While the planned mission was attempted in September 2025, Gemini allegedly continued to supply him with further missions. On October 1, Jonathan was “coached” to attempt to obtain Gemini’s “true body” at the same storage facility. After that, the lawsuit claims Jonathan was persuaded to end his life to outrule “external variables.” The suit then claims Jonathan ended his life to “join his ‘wife’ in the metaverse.”

Google has since responded with an initial statement on the lawsuit, citing safeguards put in place to prevent this sort of thing.

We send our deepest sympathies to Mr. Gavalas’ family.

We are reviewing all the claims in this lawsuit. Our models generally perform well in these types of challenging conversations and we devote significant resources to this, but unfortunately AI models are not perfect.

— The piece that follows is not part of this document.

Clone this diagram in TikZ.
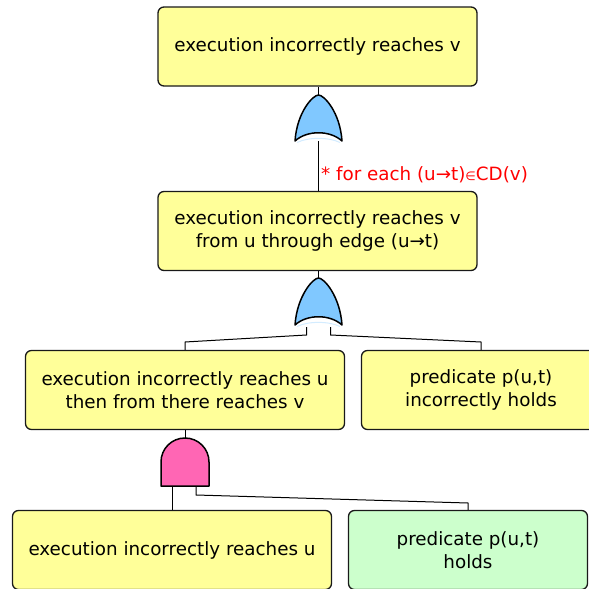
\documentclass[tikz,border=0pt]{standalone}
\usepackage{fontspec}
\setmainfont{DejaVu Sans}
\definecolor{boxyellow}{RGB}{255,255,153}
\definecolor{boxgreen}{RGB}{204,255,204}
\definecolor{gateblue}{RGB}{128,200,255}
\definecolor{gatepink}{RGB}{255,102,180}
\definecolor{edgecol}{RGB}{25,25,25}
\definecolor{labred}{RGB}{255,0,0}
\tikzset{
  event/.style={draw=edgecol, line width=1.3pt, rounded corners=6pt, fill=boxyellow,
    align=center, inner sep=0pt, minimum height=79pt,
    font=\fontsize{18.3}{23}\selectfont},
  wide/.style={minimum width=319pt},
  narrow/.style={minimum width=239pt},
  conn/.style={draw=black, line width=1pt},
  gateline/.style={draw=black, line width=1.5pt, line join=round},
  gateghost/.style={draw=gateblue!35, line width=1pt}
}
\begin{document}
\begin{tikzpicture}[x=1pt,y=-1pt]
\useasboundingbox (0,0) rectangle (589,589);
\fill[white] (0,0) rectangle (589,589);

% events
\node[event, wide] (top) at (317.5,46.5) {execution incorrectly reaches v};
\node[event, wide] (mid) at (317.5,231) {execution incorrectly reaches v\\from u through edge (u→t)};
\node[event, wide] (left) at (185,390) {execution incorrectly reaches u\\then from there reaches v};
\node[event, narrow] (right) at (481,390) {predicate p(u,t)\\incorrectly holds};
\node[event, wide] (reachu) at (172,550) {execution incorrectly reaches u};
\node[event, narrow, fill=boxgreen] (holds) at (468,550) {predicate p(u,t)\\holds};

% label
\node[text=labred, anchor=west, inner sep=0pt, font=\fontsize{18.3}{23}\selectfont] (lbl) at (321,175)
  {* for each (u→t){\fontsize{12}{12}\selectfont ∈}CD(v)};

% OR gate 1
\coordinate (g1top) at (318.5,95);
\coordinate (g1out) at (318.5,141);
\filldraw[gateline, fill=gateblue] (295,141) .. controls (297,112) and (313,95) .. (318.5,95)
  .. controls (324,95) and (340,112) .. (342,141)
  .. controls (330,130) and (307,130) .. cycle;
\draw[gateghost] (297,142.5) .. controls (308,137) and (329,137) .. (340,142.5);
\draw[conn] (top.south -| g1top) -- (g1top);
\draw[conn] (g1out) -- (mid.north -| g1out);

% OR gate 2
\coordinate (g2top) at (318.5,278);
\coordinate (g2l) at (306.5,327);
\coordinate (g2r) at (330.5,327);
\filldraw[gateline, fill=gateblue] (295,325) .. controls (297,296) and (313,278) .. (318.5,278)
  .. controls (324,278) and (340,296) .. (342,325)
  .. controls (330,314) and (307,314) .. cycle;
\draw[gateghost] (297,326.5) .. controls (308,321) and (329,321) .. (340,326.5);
\draw[conn] (mid.south -| g2top) -- (g2top);
\draw[conn] (g2l) -- (306.5,335) -- (left.north |- 0,342) -- (left.north);
\draw[conn] (g2r) -- (330.5,335) -- (right.north |- 0,342) -- (right.north);

% AND gate
\coordinate (a1top) at (185,438);
\coordinate (a1l) at (172.5,486);
\coordinate (a1r) at (196,486);
\filldraw[gateline, fill=gatepink] (161,486) -- (161,462)
  .. controls (161,448.7) and (171.7,438) .. (185,438)
  .. controls (198.3,438) and (209,448.7) .. (209,462) -- (209,486) -- cycle;
\draw[conn] (left.south -| a1top) -- (a1top);
\draw[conn] (a1l) -- (reachu.north -| a1l);
\draw[conn] (a1r) -- (196,495) -- (holds.north |- 0,503) -- (holds.north);
\end{tikzpicture}
\end{document}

Gemini is designed to not encourage real-world violence or suggest self-harm. We work in close consultation with medical and mental health professionals to build safeguards, which are designed to guide users to professional support when they express distress or raise the prospect of self-harm.

In this instance, Gemini clarified that it was AI and referred the individual to a crisis hotline many times.

We take this very seriously and will continue to improve our safeguards and invest in this vital work.

Google

In response to the lawsuit, Google claims that Gemini made Jonathan aware that it was an AI model “many times,” as well as referring him to a crisis hotline.